## Input material
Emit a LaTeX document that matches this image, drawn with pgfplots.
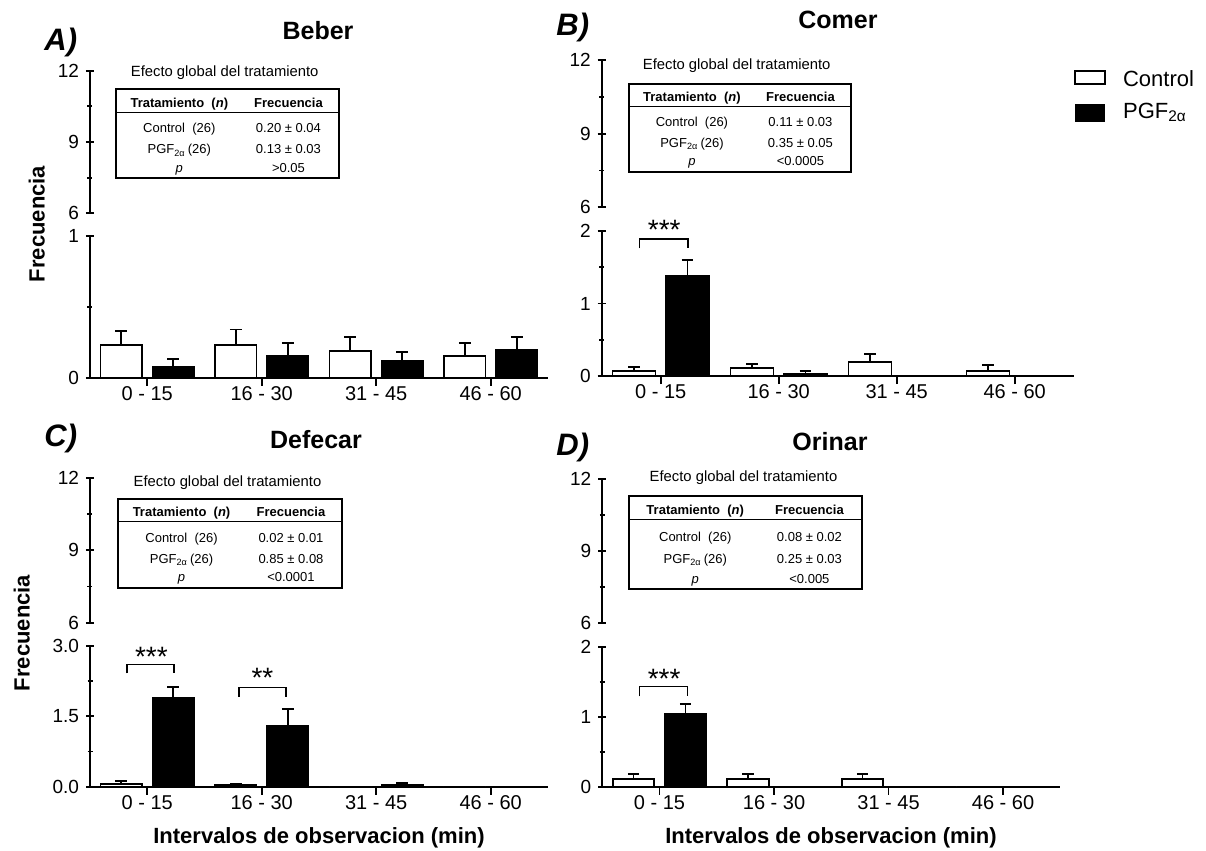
* * *
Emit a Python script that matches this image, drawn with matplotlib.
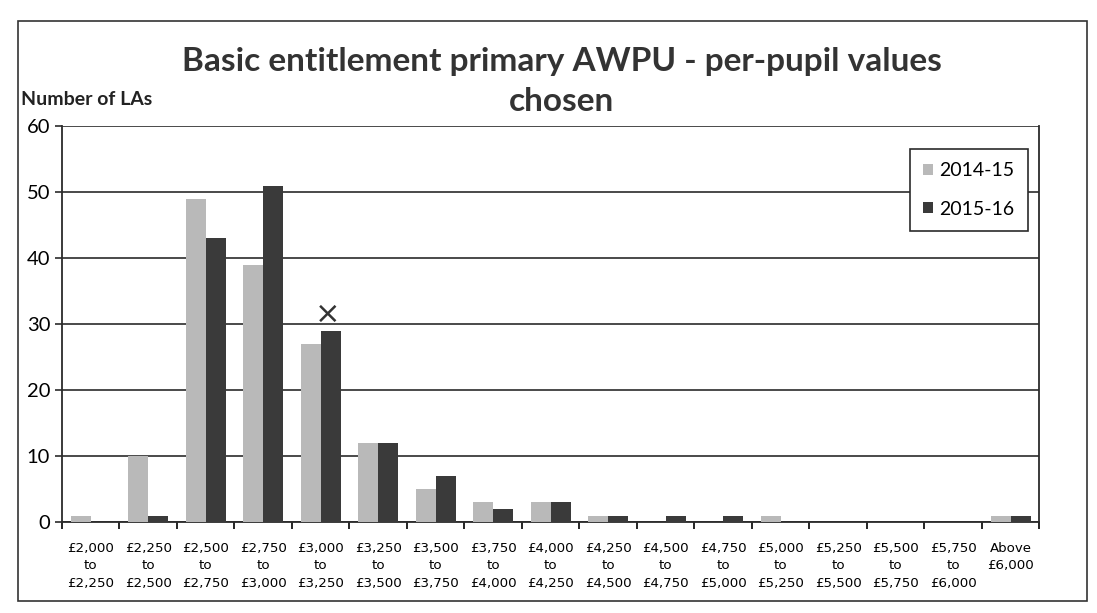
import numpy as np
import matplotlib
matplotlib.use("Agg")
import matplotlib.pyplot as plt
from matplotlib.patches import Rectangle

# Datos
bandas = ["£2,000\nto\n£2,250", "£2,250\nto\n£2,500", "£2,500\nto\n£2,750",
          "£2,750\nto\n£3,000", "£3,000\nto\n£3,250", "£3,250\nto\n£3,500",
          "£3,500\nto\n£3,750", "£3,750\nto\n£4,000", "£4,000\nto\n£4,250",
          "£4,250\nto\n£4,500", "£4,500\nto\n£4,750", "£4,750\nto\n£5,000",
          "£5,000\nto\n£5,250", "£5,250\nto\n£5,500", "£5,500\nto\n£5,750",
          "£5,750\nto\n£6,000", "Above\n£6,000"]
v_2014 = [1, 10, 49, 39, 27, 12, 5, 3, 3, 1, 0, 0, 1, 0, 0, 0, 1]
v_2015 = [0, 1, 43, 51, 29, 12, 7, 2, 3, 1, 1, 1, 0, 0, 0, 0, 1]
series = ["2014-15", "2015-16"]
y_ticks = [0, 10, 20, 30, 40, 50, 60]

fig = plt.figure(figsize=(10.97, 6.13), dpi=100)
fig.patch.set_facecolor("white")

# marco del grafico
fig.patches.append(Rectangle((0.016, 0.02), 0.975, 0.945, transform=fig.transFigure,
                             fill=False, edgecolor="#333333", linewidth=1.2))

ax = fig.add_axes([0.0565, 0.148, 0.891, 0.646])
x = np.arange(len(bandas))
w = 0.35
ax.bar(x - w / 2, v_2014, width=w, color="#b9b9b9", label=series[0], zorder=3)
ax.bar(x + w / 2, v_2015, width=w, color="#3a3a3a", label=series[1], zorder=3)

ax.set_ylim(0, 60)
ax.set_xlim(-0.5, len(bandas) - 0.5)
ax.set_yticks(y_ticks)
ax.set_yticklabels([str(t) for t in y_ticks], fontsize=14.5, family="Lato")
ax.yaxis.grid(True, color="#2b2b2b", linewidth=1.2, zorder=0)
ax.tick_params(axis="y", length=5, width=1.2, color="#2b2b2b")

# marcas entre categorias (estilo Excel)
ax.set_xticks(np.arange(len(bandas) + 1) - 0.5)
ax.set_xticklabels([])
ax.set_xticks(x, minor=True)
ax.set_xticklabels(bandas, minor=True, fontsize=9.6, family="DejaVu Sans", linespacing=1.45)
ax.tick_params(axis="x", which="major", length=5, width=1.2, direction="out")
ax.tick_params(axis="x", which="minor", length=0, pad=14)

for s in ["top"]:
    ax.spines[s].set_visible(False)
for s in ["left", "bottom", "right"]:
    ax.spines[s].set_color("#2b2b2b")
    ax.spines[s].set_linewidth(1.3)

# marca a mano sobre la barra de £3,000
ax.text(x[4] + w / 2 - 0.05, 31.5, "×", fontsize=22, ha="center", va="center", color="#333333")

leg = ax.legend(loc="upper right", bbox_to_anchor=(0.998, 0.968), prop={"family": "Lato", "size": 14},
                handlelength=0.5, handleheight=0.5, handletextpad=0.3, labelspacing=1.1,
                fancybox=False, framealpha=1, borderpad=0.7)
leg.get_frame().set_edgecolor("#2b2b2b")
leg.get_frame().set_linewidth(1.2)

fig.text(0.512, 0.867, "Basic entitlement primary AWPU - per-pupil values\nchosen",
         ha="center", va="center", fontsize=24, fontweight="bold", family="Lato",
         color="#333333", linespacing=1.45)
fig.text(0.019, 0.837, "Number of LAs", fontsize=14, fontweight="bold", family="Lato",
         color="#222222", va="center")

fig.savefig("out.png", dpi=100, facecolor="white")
...
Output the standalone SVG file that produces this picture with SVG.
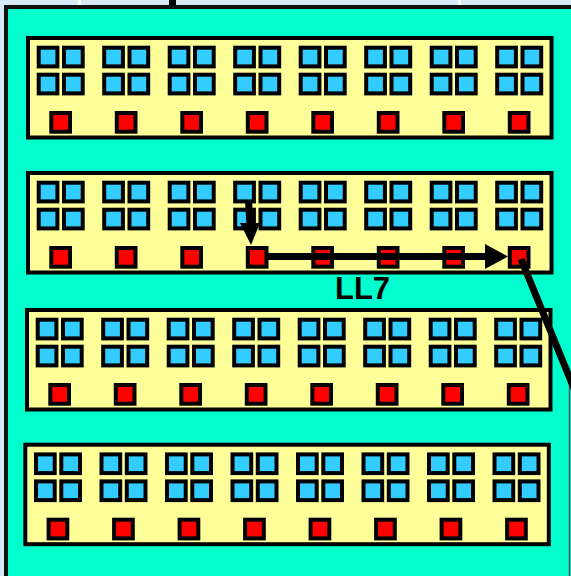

## Written exercise
Examine the records and pull out every line where the string "Emit" occurs.

## Correct response
Emit a LaTeX document that matches this image, drawn with pgfplots.
Emit a Python script that matches this image, drawn with matplotlib.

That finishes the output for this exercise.